- [Exercise materials]:

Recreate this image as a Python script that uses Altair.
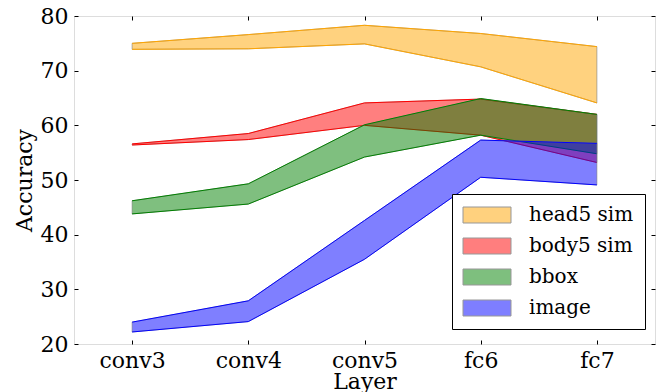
import altair as alt
import pandas as pd

layers = ["conv3", "conv4", "conv5", "fc6", "fc7"]
series = ["head5 sim", "body5 sim", "bbox", "image"]
colors = ["#FFA500", "#FF0000", "#008000", "#0000FF"]

head_hi = [75.0, 76.6, 78.3, 76.8, 74.4]
head_lo = [73.9, 74.0, 74.9, 70.7, 64.1]
body_hi = [56.6, 58.5, 64.1, 64.8, 62.0]
body_lo = [56.4, 57.4, 60.0, 58.2, 53.2]
bbox_hi = [46.2, 49.3, 60.1, 64.9, 62.0]
bbox_lo = [43.8, 45.6, 54.2, 58.2, 54.8]
image_hi = [24.0, 27.9, 42.6, 57.3, 56.7]
image_lo = [22.2, 24.1, 35.5, 50.5, 49.1]

his = [head_hi, body_hi, bbox_hi, image_hi]
los = [head_lo, body_lo, bbox_lo, image_lo]

rows = []
for s, hi, lo in zip(series, his, los):
    for l, h, w in zip(layers, hi, lo):
        rows.append({"layer": l, "series": s, "hi": h, "lo": w})
df = pd.DataFrame(rows)

W, H = 581, 328
FONT = "DejaVu Serif"

xs = alt.Scale(type="point", padding=0.5)
ys = alt.Scale(domain=[20, 80], nice=False, zero=False)
cs = alt.Scale(domain=series, range=colors)

legend = alt.Legend(
    title=None, orient="none", legendX=378, legendY=178,
    strokeColor="black", fillColor="white", padding=11, rowPadding=11,
    symbolType="M-1.25,-1H4.75V1H-1.25Z", symbolSize=256, symbolOpacity=0.5,
    symbolStrokeColor="#333333", symbolStrokeWidth=1,
    labelOffset=46, labelFont=FONT, labelFontSize=20, labelColor="black",
)

main_x = alt.Axis(title="Layer", labelFont=FONT, labelFontSize=22, labelColor="black",
                  titleFont=FONT, titleFontSize=22, titleFontWeight="normal", titleColor="black",
                  ticks=False, domain=False, grid=False, labelPadding=6, titlePadding=0, labelAngle=0)
main_y = alt.Axis(title="Accuracy", values=[20, 30, 40, 50, 60, 70, 80],
                  labelFont=FONT, labelFontSize=22, labelColor="black",
                  titleFont=FONT, titleFontSize=22, titleFontWeight="normal", titleColor="black",
                  ticks=False, domain=False, grid=False, labelPadding=6, titlePadding=4)

def tick_axis(orient, offset, values=None):
    kw = dict(orient=orient, offset=offset, labels=False, domain=False, title=None,
              ticks=True, tickSize=4, tickColor="black", grid=False)
    if values is not None:
        kw["values"] = values
    return alt.Axis(**kw)

yvals = [20, 30, 40, 50, 60, 70, 80]

layers_list = []
base = alt.Chart(df)
for i, (s, c) in enumerate(zip(series, colors)):
    sub = base.transform_filter(alt.datum.series == s)
    xa = main_x if i == 0 else None
    ya = main_y if i == 0 else None
    area = sub.mark_area(fillOpacity=0.5, stroke="#777777", strokeWidth=0.8, strokeOpacity=0.7).encode(
        x=alt.X("layer:O", sort=layers, scale=xs, axis=xa),
        y=alt.Y("hi:Q", scale=ys, axis=ya),
        y2="lo:Q",
        color=alt.Color("series:N", scale=cs, legend=legend),
    )
    xa1 = tick_axis("top", -H) if i == 0 else None
    ya1 = tick_axis("right", -W, yvals) if i == 0 else None
    xa2 = tick_axis("bottom", -H) if i == 0 else None
    ya2 = tick_axis("left", -W, yvals) if i == 0 else None
    line_hi = sub.mark_line(color=c, strokeWidth=1).encode(
        x=alt.X("layer:O", sort=layers, scale=xs, axis=xa1),
        y=alt.Y("hi:Q", scale=ys, axis=ya1),
    )
    line_lo = sub.mark_line(color=c, strokeWidth=1).encode(
        x=alt.X("layer:O", sort=layers, scale=xs, axis=xa2),
        y=alt.Y("lo:Q", scale=ys, axis=ya2),
    )
    layers_list += [area, line_hi, line_lo]

chart = alt.layer(*layers_list).resolve_axis(x="independent", y="independent").properties(
    width=W, height=H,
    autosize=alt.AutoSizeParams(type="none"),
    padding={"left": 66, "top": 8, "right": 3, "bottom": 50},
).configure_view(stroke="black", strokeWidth=1).configure(background="white")

chart.save("out.html", embed_options={"renderer": "svg", "actions": False})
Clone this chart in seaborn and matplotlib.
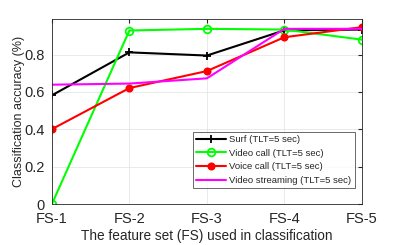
import matplotlib
matplotlib.use("Agg")
from matplotlib import pyplot as plt
import seaborn as sns
import pandas as pd

feature_sets = ["FS-1", "FS-2", "FS-3", "FS-4", "FS-5"]
surf = [0.582, 0.812, 0.795, 0.930, 0.934]
video_call = [0.0, 0.929, 0.938, 0.934, 0.880]
voice_call = [0.401, 0.621, 0.712, 0.893, 0.947]
video_streaming = [0.639, 0.645, 0.673, 0.938, 0.938]

series = {
    "Surf (TLT=5 sec)": (surf, "black", "+", "full", 6),
    "Video call (TLT=5 sec)": (video_call, "#00ff00", "o", "none", 5.5),
    "Voice call (TLT=5 sec)": (voice_call, "red", "o", "full", 4.5),
    "Video streaming (TLT=5 sec)": (video_streaming, "magenta", None, "full", 0),
}

rows = []
for name, (vals, _, _, _, _) in series.items():
    for i, v in enumerate(vals):
        rows.append({"fs": feature_sets[i], "x": i, "acc": v, "series": name})
df = pd.DataFrame(rows)

sns.set_style("white")
plt.rcParams["font.family"] = ["Liberation Sans", "DejaVu Sans"]

fig = plt.figure(figsize=(3.99, 2.45), dpi=100)
ax = fig.add_axes([0.130, 0.167, 0.777, 0.755])

for name, (vals, color, marker, fill, ms) in series.items():
    sub = df[df["series"] == name]
    sns.lineplot(data=sub, x="x", y="acc", ax=ax, color=color, lw=1.5,
                 marker=marker, markersize=ms,
                 fillstyle=fill, markeredgewidth=1.3, markeredgecolor=color,
                 label=name)

ax.set_xlim(0, 4)
ax.set_ylim(0, 0.99)
ax.set_xticks(range(5))
ax.set_xticklabels(feature_sets)
ax.set_yticks([0, 0.2, 0.4, 0.6, 0.8])
ax.set_yticklabels(["0", "0.2", "0.4", "0.6", "0.8"])
ax.grid(True, color="#e6e6e6", lw=0.6)
ax.tick_params(direction="in", length=3, labelsize=10.5, colors="#262626",
               top=True, right=True)
ax.tick_params(axis="x", pad=6)
ax.tick_params(axis="y", pad=5)
for s in ax.spines.values():
    s.set_color("#262626")
    s.set_linewidth(0.6)
    s.set_visible(True)
ax.set_xlabel("The feature set (FS) used in classification", fontsize=9.8,
              color="#262626", labelpad=2)
ax.set_ylabel("Classification accuracy (%)", fontsize=9, color="#262626")
ax.yaxis.set_label_coords(-0.088, 0.5)

leg = ax.legend(loc="lower right", bbox_to_anchor=(0.977, 0.085), fontsize=6.8,
                frameon=True, fancybox=False, handlelength=3.2, handletextpad=0.3,
                borderpad=0.35, labelspacing=0.5, borderaxespad=0)
leg.get_frame().set_edgecolor("#262626")
leg.get_frame().set_linewidth(0.6)

fig.savefig("out.png", dpi=100)
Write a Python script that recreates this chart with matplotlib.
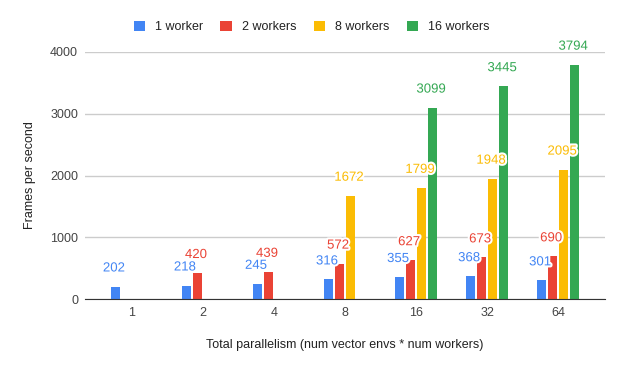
import matplotlib.pyplot as plt
import matplotlib.patheffects as pe
import numpy as np

plt.rcParams['font.family'] = ['Liberation Sans', 'DejaVu Sans']

categories = ["1", "2", "4", "8", "16", "32", "64"]
series_names = ["1 worker", "2 workers", "8 workers", "16 workers"]
one_worker = [202, 218, 245, 316, 355, 368, 301]
two_workers = [None, 420, 439, 572, 627, 673, 690]
eight_workers = [None, None, None, 1672, 1799, 1948, 2095]
sixteen_workers = [None, None, None, None, 3099, 3445, 3794]
colors = ["#4285F4", "#EA4335", "#FBBC04", "#34A853"]

all_series = [one_worker, two_workers, eight_workers, sixteen_workers]

fig = plt.figure(figsize=(6.23, 3.71), dpi=100)
ax = fig.add_axes([85 / 623, 72 / 371, 520 / 623, 247 / 371])

x = np.arange(len(categories))
pitch = 0.155
bar_w = 0.135

for i, (name, vals, c) in enumerate(zip(series_names, all_series, colors)):
    xs = x + (i - 1.5) * pitch
    heights = [np.nan if v is None else v for v in vals]
    ax.bar(xs, heights, bar_w, color=c, label=name, zorder=3)
    for xi, v in zip(xs, vals):
        if v is None:
            continue
        ax.annotate(str(v), (xi, v), xytext=(-1, 13), textcoords='offset points',
                    ha='center', va='center', color=c, fontsize=9.5, zorder=5,
                    annotation_clip=False,
                    path_effects=[pe.withStroke(linewidth=3, foreground='white')])

ax.set_xlim(-0.66, 6.66)
ax.set_ylim(0, 4000)
ax.set_yticks([0, 1000, 2000, 3000, 4000])
ax.set_xticks(x)
ax.set_xticklabels(categories)
ax.grid(axis='y', color='#cccccc', linewidth=1, zorder=0)
for s in ['left', 'right', 'top']:
    ax.spines[s].set_visible(False)
ax.spines['bottom'].set_color('#333333')
ax.spines['bottom'].set_zorder(4)
ax.tick_params(axis='both', length=0, labelsize=9, colors='#444444')
ax.tick_params(axis='y', pad=5)
ax.tick_params(axis='x', pad=6)

ax.set_ylabel('Frames per second', fontsize=9, color='#222222', labelpad=10)
ax.set_xlabel('Total parallelism (num vector envs * num workers)', fontsize=9,
              color='#222222', labelpad=14)

fig.legend(loc='upper center', bbox_to_anchor=(0.5, 0.975), ncol=4, frameon=False,
           fontsize=9, handlelength=0.9, handleheight=0.9, handletextpad=0.8,
           columnspacing=1.4, labelcolor='#222222')

plt.savefig('out.png', dpi=100)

- [Given instruction]: Go up to the line with "Write a Python" and retype exactly from there through the line with "bar_w = 0.135". Leave out pictures.

- [Reply]:
Write a Python script that recreates this chart with matplotlib.
import matplotlib.pyplot as plt
import matplotlib.patheffects as pe
import numpy as np

plt.rcParams['font.family'] = ['Liberation Sans', 'DejaVu Sans']

categories = ["1", "2", "4", "8", "16", "32", "64"]
series_names = ["1 worker", "2 workers", "8 workers", "16 workers"]
one_worker = [202, 218, 245, 316, 355, 368, 301]
two_workers = [None, 420, 439, 572, 627, 673, 690]
eight_workers = [None, None, None, 1672, 1799, 1948, 2095]
sixteen_workers = [None, None, None, None, 3099, 3445, 3794]
colors = ["#4285F4", "#EA4335", "#FBBC04", "#34A853"]

all_series = [one_worker, two_workers, eight_workers, sixteen_workers]

fig = plt.figure(figsize=(6.23, 3.71), dpi=100)
ax = fig.add_axes([85 / 623, 72 / 371, 520 / 623, 247 / 371])

x = np.arange(len(categories))
pitch = 0.155
bar_w = 0.135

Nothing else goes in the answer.